- St Columba's Bay, Iona
Another Monday, another Blog of The Week. This time round Ive chosen a theme very much close to my own heart these last years - pilgrimage - and some reflections on the journey by Johnnie Walker on Camino to Santiago de Compostela.
" I look sometimes with pity and at other times with jealousy when people stand up in Church and appear to say with utter conviction "I believe in one God, the Father, the Almighty, Maker of heaven and Earth." Creeds never did anything for me. Certainly not as much as pilgrimage. I think I spent my whole life developing a method of being in the church with all of its beauty and musical power whilst being insulated from the institution. There are no arrows for the path I have followed to what may be to some the self-evident conclusion that I need to journey towards God rather than the church. My parents felt I had lost my way when I didn't take the career they thought I should, or marry the "right kind" of girl. I've used these words myself with my own children. Useless words. Wrong words. I hadn't lost my way. I was finding my way. I was looking for arrows in a church where there were none. I was looking for signs that God actually exists. I tried very hard. Nothing came.
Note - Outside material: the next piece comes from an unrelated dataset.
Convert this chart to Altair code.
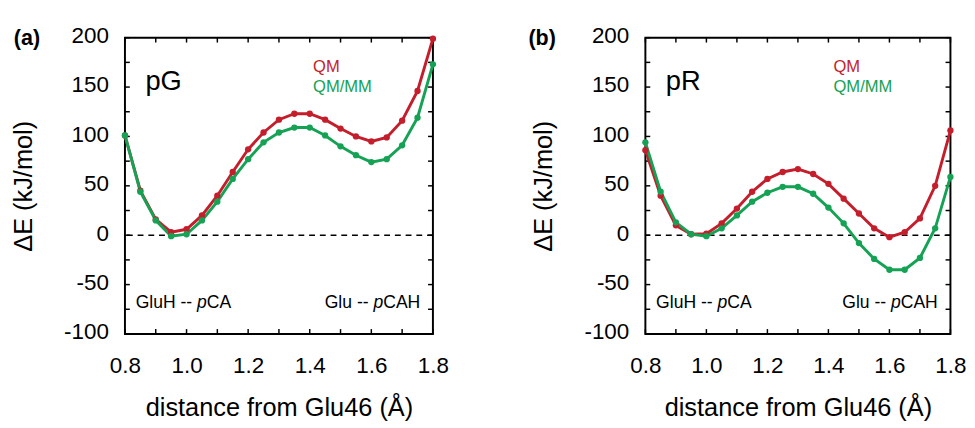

…Then slowly in the heat of the long meseta I saw the world was a lot bigger than me. In the mountains I saw the raw power of a waterfall, the stately form of a startled deer, an exquisite wild flower blossoming. Across my path I watched the ants and caterpillars march with some purpose of their own. Above the eagles circled high. Heat and distance and solitude. Sweat on my back and a dull ache in my toes. Mile after mile. Never a thought of stopping. Of just chucking it. "Taxi for Walker" never entered my head. Not once. For all of its pain this is too good."
- for the whole post go here
Many of us struggle to find the words to articulate our own experiences along the road, so we're always blessed by gifted story-tellers and guides like Johnnie who can walk ahead of us and point to where we might encounter God. Thank you.